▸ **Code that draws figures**
++++++

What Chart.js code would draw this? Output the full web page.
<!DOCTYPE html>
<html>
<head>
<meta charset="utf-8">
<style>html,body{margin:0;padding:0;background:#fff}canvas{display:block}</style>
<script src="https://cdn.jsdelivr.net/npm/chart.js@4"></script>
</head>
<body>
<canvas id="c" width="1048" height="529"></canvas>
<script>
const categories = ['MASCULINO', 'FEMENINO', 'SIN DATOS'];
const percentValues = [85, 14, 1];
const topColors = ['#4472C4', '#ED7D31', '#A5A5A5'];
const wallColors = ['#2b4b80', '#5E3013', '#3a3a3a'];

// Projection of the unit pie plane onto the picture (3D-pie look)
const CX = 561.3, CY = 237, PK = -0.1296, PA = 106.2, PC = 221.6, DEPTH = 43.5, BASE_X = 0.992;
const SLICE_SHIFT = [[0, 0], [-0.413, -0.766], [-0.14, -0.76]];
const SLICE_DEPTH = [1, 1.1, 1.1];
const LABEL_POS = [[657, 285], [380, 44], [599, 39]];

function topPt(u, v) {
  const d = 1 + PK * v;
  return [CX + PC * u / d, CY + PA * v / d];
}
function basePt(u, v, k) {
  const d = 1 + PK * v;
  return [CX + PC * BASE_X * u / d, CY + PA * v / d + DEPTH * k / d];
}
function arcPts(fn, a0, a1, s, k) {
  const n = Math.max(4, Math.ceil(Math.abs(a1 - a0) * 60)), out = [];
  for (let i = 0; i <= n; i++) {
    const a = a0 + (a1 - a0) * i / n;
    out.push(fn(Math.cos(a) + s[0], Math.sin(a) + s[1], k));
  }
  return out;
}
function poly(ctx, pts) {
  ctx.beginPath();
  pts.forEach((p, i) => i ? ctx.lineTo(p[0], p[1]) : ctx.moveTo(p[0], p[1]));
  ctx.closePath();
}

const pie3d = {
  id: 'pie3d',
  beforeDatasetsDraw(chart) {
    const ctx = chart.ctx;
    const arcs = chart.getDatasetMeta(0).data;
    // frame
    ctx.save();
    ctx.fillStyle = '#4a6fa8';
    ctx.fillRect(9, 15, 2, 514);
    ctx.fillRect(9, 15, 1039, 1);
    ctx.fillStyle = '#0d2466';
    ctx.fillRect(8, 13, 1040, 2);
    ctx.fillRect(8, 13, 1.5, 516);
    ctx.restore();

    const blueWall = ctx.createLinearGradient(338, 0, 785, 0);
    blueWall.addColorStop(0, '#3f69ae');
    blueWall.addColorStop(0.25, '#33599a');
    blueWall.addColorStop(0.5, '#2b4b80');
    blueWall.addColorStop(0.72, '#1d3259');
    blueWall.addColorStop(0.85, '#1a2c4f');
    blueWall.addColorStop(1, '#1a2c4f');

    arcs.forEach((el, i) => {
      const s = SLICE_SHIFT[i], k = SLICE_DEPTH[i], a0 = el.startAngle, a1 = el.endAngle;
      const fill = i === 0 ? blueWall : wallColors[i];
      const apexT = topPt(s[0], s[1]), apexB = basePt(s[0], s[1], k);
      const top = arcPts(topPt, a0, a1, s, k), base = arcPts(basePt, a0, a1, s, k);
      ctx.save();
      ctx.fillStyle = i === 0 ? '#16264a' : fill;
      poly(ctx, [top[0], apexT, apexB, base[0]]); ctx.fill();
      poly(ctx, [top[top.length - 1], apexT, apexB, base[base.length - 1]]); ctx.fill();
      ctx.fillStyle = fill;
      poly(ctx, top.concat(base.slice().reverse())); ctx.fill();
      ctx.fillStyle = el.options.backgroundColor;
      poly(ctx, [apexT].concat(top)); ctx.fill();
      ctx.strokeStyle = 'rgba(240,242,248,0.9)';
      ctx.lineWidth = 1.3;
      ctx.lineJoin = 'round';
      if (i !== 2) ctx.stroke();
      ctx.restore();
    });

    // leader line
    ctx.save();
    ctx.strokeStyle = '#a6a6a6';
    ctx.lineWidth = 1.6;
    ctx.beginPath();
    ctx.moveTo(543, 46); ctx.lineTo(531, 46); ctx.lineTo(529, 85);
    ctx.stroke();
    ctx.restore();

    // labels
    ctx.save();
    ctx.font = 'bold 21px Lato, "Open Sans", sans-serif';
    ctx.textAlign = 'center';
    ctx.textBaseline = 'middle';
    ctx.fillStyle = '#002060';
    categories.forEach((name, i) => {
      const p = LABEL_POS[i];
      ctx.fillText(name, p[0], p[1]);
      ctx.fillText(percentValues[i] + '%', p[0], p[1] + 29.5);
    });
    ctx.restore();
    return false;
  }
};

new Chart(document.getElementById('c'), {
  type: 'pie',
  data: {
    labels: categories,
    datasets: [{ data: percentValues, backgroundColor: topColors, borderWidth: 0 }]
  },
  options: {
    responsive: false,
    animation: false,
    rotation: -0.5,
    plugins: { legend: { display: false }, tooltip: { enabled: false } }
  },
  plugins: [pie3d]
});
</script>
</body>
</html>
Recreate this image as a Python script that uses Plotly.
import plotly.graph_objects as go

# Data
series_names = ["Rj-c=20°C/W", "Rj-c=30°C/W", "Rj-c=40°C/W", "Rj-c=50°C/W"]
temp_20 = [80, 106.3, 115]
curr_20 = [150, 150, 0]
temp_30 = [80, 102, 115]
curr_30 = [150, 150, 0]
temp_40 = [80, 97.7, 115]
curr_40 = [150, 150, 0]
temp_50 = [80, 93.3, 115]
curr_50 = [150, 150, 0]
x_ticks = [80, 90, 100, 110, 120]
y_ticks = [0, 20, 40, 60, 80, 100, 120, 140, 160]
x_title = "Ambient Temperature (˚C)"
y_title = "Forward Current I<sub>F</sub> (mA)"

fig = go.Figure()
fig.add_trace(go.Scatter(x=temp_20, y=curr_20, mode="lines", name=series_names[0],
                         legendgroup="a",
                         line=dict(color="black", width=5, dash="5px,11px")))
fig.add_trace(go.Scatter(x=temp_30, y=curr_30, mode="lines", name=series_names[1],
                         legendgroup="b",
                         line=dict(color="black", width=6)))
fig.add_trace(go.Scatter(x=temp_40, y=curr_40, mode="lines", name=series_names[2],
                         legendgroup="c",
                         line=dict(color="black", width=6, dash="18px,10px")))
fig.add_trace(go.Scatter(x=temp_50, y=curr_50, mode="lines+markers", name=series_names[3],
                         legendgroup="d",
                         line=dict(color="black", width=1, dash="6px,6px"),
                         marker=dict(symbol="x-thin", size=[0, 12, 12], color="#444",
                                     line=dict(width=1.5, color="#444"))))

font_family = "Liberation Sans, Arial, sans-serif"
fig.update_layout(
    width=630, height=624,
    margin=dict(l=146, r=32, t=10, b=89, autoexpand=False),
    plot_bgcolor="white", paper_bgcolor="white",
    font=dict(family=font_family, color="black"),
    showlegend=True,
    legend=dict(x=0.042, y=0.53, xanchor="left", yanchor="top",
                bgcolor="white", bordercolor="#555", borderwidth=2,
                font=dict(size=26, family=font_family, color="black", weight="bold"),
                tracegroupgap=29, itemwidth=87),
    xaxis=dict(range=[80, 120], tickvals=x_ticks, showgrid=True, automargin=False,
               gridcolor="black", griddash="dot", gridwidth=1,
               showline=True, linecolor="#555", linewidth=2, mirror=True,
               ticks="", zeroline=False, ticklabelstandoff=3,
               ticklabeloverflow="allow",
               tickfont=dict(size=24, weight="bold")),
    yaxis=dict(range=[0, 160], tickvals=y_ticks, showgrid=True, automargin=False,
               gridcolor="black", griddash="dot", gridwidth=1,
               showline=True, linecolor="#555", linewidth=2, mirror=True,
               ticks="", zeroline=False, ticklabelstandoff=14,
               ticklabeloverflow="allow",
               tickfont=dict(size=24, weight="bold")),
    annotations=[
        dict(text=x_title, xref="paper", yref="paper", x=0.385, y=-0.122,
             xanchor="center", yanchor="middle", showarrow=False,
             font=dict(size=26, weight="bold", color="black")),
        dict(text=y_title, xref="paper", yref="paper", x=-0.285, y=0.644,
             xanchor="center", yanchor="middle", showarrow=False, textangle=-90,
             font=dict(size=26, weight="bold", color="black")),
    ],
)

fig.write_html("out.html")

++++++

▸ **TASK DETAILS**
Copy all lines from the entries that contain the word "script".

▸ **EXPECTED ANSWER**
<script src="https://cdn.jsdelivr.net/npm/chart.js@4"></script>
<script>
</script>
Recreate this image as a Python script that uses Plotly.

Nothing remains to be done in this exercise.